Frequently Asked Questions

When was the Ottoman Empire founded?

The Ottoman Empire was founded around 1299 by Osman I, a tribal leader in northwestern Anatolia. It grew from a small principality into one of history's most powerful empires, eventually controlling territory across southeastern Europe, western Asia, and North Africa until its dissolution in 1922.

Who was Ataturk and why is he important?

Mustafa Kemal Ataturk (1881-1938) was a military commander who led the Turkish War of Independence and founded the Republic of Turkey in 1923. He enacted sweeping reforms including abolishing the caliphate, adopting the Latin alphabet, granting women the right to vote, and secularizing the legal system. He remains the most revered figure in modern Turkish history.

Why is Istanbul historically significant?

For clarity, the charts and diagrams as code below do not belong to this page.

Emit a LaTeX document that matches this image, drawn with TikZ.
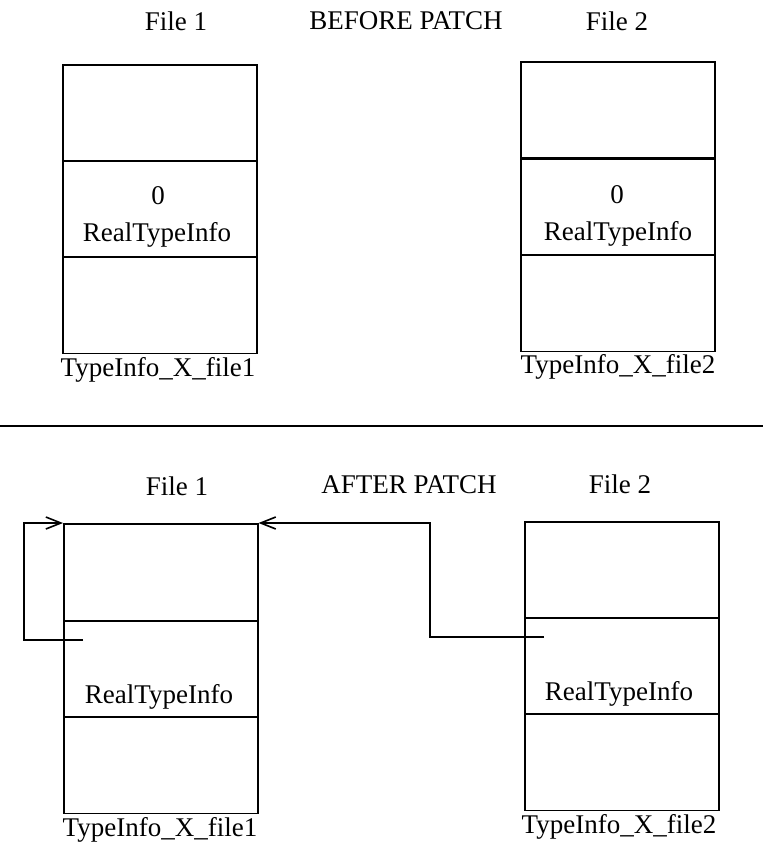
\documentclass[tikz,border=0pt]{standalone}
\usepackage{fontspec}
\setmainfont{Liberation Serif}
\usetikzlibrary{arrows.meta}
\begin{document}
\begin{tikzpicture}[x=1pt,y=-1pt,
  txt/.style={inner sep=0pt,font=\fontsize{27}{30}\selectfont},
  cell/.style={draw,line width=1.6pt,minimum width=194pt,minimum height=96.5pt,inner sep=0pt,anchor=north west},
  link/.style={line width=1.6pt,-{Straight Barb[length=15pt,width=12pt,line width=1.6pt]}}]
\useasboundingbox (0,0) rectangle (763,842);
% BEFORE
\node[txt] (f1a) at (176,21) {File 1};
\node[txt] (bp) at (406,21) {BEFORE PATCH};
\node[txt] (f2a) at (617,21) {File 2};
\node[cell] (a1) at (62,64) {};
\node[cell] (a2) at (62,160) {};
\node[cell] (a3) at (62,256) {};
\node[txt] (z1) at (158,196) {0};
\node[txt] (r1) at (157,235) {RealTypeInfo};
\node[txt] (c1) at (158,370) {TypeInfo\_X\_file1};
\node[cell] (b1) at (520,61) {};
\node[cell] (b2) at (520,158) {};
\node[cell] (b3) at (520,254) {};
\node[txt] (z2) at (617,195) {0};
\node[txt] (r2) at (618,234) {RealTypeInfo};
\node[txt] (c2) at (618,367) {TypeInfo\_X\_file2};
% separator
\coordinate (sl) at (0,426);
\coordinate (sr) at (763,426);
\draw[line width=1.6pt] (sl) -- (sr);
% AFTER
\node[txt] (f1b) at (177,486) {File 1};
\node[txt] (ap) at (409,485) {AFTER PATCH};
\node[txt] (f2b) at (620,484) {File 2};
\node[cell] (p1) at (63,523) {};
\node[cell] (p2) at (63,620) {};
\node[cell] (p3) at (63,716) {};
\node[txt] (r3) at (159,697) {RealTypeInfo};
\node[txt] (c3) at (160,830) {TypeInfo\_X\_file1};
\node[cell] (q1) at (524,521) {};
\node[cell] (q2) at (524,617) {};
\node[cell] (q3) at (524,713) {};
\node[txt] (r4) at (619,694) {RealTypeInfo};
\node[txt] (c4) at (619,827) {TypeInfo\_X\_file2};
% pointers
\coordinate (s1) at (83,640);
\coordinate (s2) at (544,637);
\draw[link] (s1) -- (24,640) -- (24,523) -- (p1.north west);
\draw[link] (s2) -- (430,637) -- (430,523) -- (p1.north east);
\end{tikzpicture}
\end{document}
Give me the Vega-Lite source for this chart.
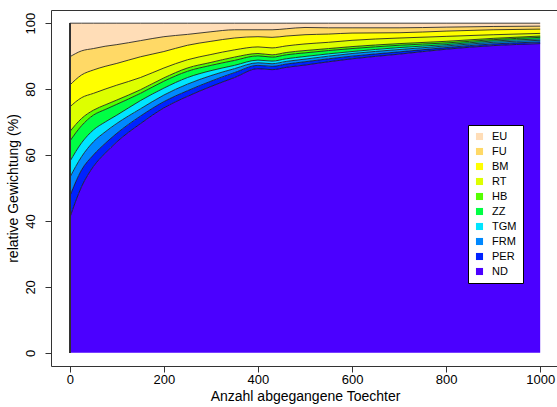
{
  "$schema": "https://vega.github.io/schema/vega-lite/v6.json",
  "width": 508,
  "height": 356,
  "autosize": {"type": "none"},
  "padding": {"left": 51, "top": 10, "right": 0, "bottom": 41},
  "background": "white",
  "config": {
    "font": "Liberation Sans",
    "view": {"stroke": "#333333", "strokeWidth": 1}
  },
  "datasets": {
    "w": [
      {"x": 0, "ND": 41, "PER": 6.5, "FRM": 5.7, "TGM": 4.8, "ZZ": 6.2, "HB": 2.9, "RT": 7.5, "BM": 6.6, "FU": 8.6, "EU": 10.2},
      {"x": 25, "ND": 50.4, "PER": 5.1, "FRM": 4.0, "TGM": 4.2, "ZZ": 5.2, "HB": 2.2, "RT": 6.3, "BM": 6.9, "FU": 7.3, "EU": 8.4},
      {"x": 50, "ND": 56.5, "PER": 3.5, "FRM": 4.0, "TGM": 3.6, "ZZ": 4.5, "HB": 1.5, "RT": 5.1, "BM": 7.1, "FU": 6.5, "EU": 7.7},
      {"x": 75, "ND": 60.5, "PER": 3.0, "FRM": 3.5, "TGM": 3.0, "ZZ": 3.8, "HB": 1.4, "RT": 4.8, "BM": 6.9, "FU": 6.1, "EU": 7.0},
      {"x": 100, "ND": 64, "PER": 2.6, "FRM": 3.0, "TGM": 2.5, "ZZ": 3.3, "HB": 1.3, "RT": 4.5, "BM": 6.6, "FU": 5.7, "EU": 6.5},
      {"x": 150, "ND": 69.5, "PER": 2.3, "FRM": 2.2, "TGM": 2.5, "ZZ": 2.2, "HB": 1.1, "RT": 3.7, "BM": 6.3, "FU": 4.9, "EU": 5.3},
      {"x": 200, "ND": 74.3, "PER": 1.9, "FRM": 2.0, "TGM": 2.1, "ZZ": 2.1, "HB": 1.0, "RT": 3.0, "BM": 5.0, "FU": 4.5, "EU": 4.1},
      {"x": 250, "ND": 77.8, "PER": 1.7, "FRM": 2.0, "TGM": 2.0, "ZZ": 1.9, "HB": 1.0, "RT": 2.5, "BM": 4.4, "FU": 3.3, "EU": 3.4},
      {"x": 300, "ND": 80.8, "PER": 1.6, "FRM": 1.7, "TGM": 1.5, "ZZ": 1.6, "HB": 0.9, "RT": 2.4, "BM": 4.0, "FU": 2.9, "EU": 2.6},
      {"x": 350, "ND": 83.5, "PER": 1.5, "FRM": 1.2, "TGM": 1.0, "ZZ": 1.5, "HB": 1.0, "RT": 2.2, "BM": 3.6, "FU": 2.5, "EU": 2.0},
      {"x": 400, "ND": 86.2, "PER": 1.0, "FRM": 0.8, "TGM": 0.8, "ZZ": 1.3, "HB": 0.7, "RT": 2.0, "BM": 3.1, "FU": 2.1, "EU": 2.0},
      {"x": 430, "ND": 85.9, "PER": 1.0, "FRM": 0.8, "TGM": 0.8, "ZZ": 1.2, "HB": 0.7, "RT": 2.1, "BM": 3.2, "FU": 2.3, "EU": 2.0},
      {"x": 460, "ND": 86.6, "PER": 1.0, "FRM": 0.8, "TGM": 0.8, "ZZ": 1.2, "HB": 0.7, "RT": 2.0, "BM": 3.0, "FU": 2.2, "EU": 1.7},
      {"x": 500, "ND": 87.3, "PER": 1.0, "FRM": 0.8, "TGM": 0.8, "ZZ": 1.1, "HB": 0.7, "RT": 2.0, "BM": 2.8, "FU": 2.2, "EU": 1.3},
      {"x": 550, "ND": 88.3, "PER": 0.9, "FRM": 0.8, "TGM": 0.7, "ZZ": 1.0, "HB": 0.6, "RT": 1.9, "BM": 2.5, "FU": 1.9, "EU": 1.4},
      {"x": 600, "ND": 89.2, "PER": 0.8, "FRM": 0.8, "TGM": 0.6, "ZZ": 0.9, "HB": 0.6, "RT": 1.9, "BM": 2.2, "FU": 1.6, "EU": 1.4},
      {"x": 700, "ND": 90.6, "PER": 0.7, "FRM": 0.7, "TGM": 0.6, "ZZ": 0.7, "HB": 0.5, "RT": 1.7, "BM": 1.6, "FU": 1.5, "EU": 1.4},
      {"x": 800, "ND": 92.1, "PER": 0.5, "FRM": 0.5, "TGM": 0.4, "ZZ": 0.5, "HB": 0.5, "RT": 1.5, "BM": 1.6, "FU": 1.2, "EU": 1.2},
      {"x": 900, "ND": 93.2, "PER": 0.5, "FRM": 0.5, "TGM": 0.4, "ZZ": 0.4, "HB": 0.4, "RT": 1.1, "BM": 1.5, "FU": 1.0, "EU": 1.0},
      {"x": 1000, "ND": 93.8, "PER": 0.5, "FRM": 0.5, "TGM": 0.4, "ZZ": 0.5, "HB": 0.4, "RT": 0.8, "BM": 1.3, "FU": 0.9, "EU": 0.9}
    ]
  },
  "data": {"name": "w"},
  "transform": [
    {"fold": ["ND", "PER", "FRM", "TGM", "ZZ", "HB", "RT", "BM", "FU", "EU"], "as": ["cat", "v"]},
    {"calculate": "indexof(['ND','PER','FRM','TGM','ZZ','HB','RT','BM','FU','EU'], datum.cat)", "as": "o"},
    {"stack": "v", "groupby": ["x"], "sort": [{"field": "o", "order": "ascending"}], "as": ["y0", "y1"]}
  ],
  "layer": [
    {
      "mark": {"type": "area", "interpolate": "monotone"},
      "encoding": {
        "x": {
          "field": "x", "type": "quantitative",
          "scale": {"domain": [-40, 1040], "nice": false, "zero": false},
          "axis": {
            "values": [0, 200, 400, 600, 800, 1000], "format": "d",
            "domain": false, "grid": false,
            "tickSize": 6, "tickColor": "#333333",
            "labelFontSize": 13, "labelColor": "black", "labelPadding": 1,
            "title": "Anzahl abgegangene Toechter",
            "titleFontSize": 14, "titleFontWeight": "normal", "titleColor": "black", "titlePadding": 3
          }
        },
        "y": {
          "field": "y1", "type": "quantitative",
          "scale": {"domain": [-4, 104], "nice": false, "zero": false},
          "axis": {
            "values": [0, 20, 40, 60, 80, 100],
            "domain": false, "grid": false,
            "tickSize": 6, "tickColor": "#333333",
            "labelFontSize": 13, "labelColor": "black", "labelAngle": -90,
            "labelAlign": "center", "labelBaseline": "bottom", "labelPadding": 8,
            "title": "relative Gewichtung (%)",
            "titleFontSize": 14, "titleFontWeight": "normal", "titleColor": "black", "titlePadding": 4
          }
        },
        "y2": {"field": "y0"},
        "color": {
          "field": "cat", "type": "nominal",
          "scale": {
            "domain": ["EU", "FU", "BM", "RT", "HB", "ZZ", "TGM", "FRM", "PER", "ND"],
            "range": ["#FFDDB7", "#FFD966", "#FFFF00", "#DDFF00", "#55FF00", "#00FF44", "#00E5FF", "#0088FF", "#0022FF", "#4B00FF"]
          },
          "legend": {
            "title": null, "orient": "none", "legendX": 417, "legendY": 115,
            "fillColor": "white", "strokeColor": "black", "padding": 6,
            "symbolType": "square", "symbolSize": 50, "symbolStrokeWidth": 0,
            "labelFontSize": 11, "labelColor": "black", "labelOffset": 7, "rowPadding": 3
          }
        },
        "order": {"field": "o", "type": "quantitative"}
      }
    },
    {
      "mark": {"type": "line", "interpolate": "monotone", "color": "#111111", "strokeWidth": 0.8},
      "encoding": {
        "x": {"field": "x", "type": "quantitative"},
        "y": {"field": "y1", "type": "quantitative"},
        "detail": {"field": "cat", "type": "nominal"}
      }
    },
    {
      "mark": {"type": "rule", "color": "#333333", "strokeWidth": 0.8},
      "encoding": {
        "x": {"datum": 0},
        "y": {"datum": 0},
        "y2": {"datum": 100}
      }
    }
  ]
}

Istanbul — formerly Constantinople, and before that Byzantium — has been a major world city for over 2,500 years. It served as the capital of the Roman Empire (from 330 CE), the Byzantine Empire, and the Ottoman Empire. Its position straddling Europe and Asia made it a crucial trade hub and strategic prize throughout history.

What civilizations existed in Anatolia before the Turks?

Anatolia (modern Turkey) hosted the Hittites (1600-1178 BCE), Phrygians, Lydians, Greeks, Persians, Romans, and Byzantines before Turkic peoples arrived in significant numbers after the Battle of Manzikert in 1071. The region also contains Catalhoyuk, one of the world's oldest known settlements, dating to roughly 7500 BCE.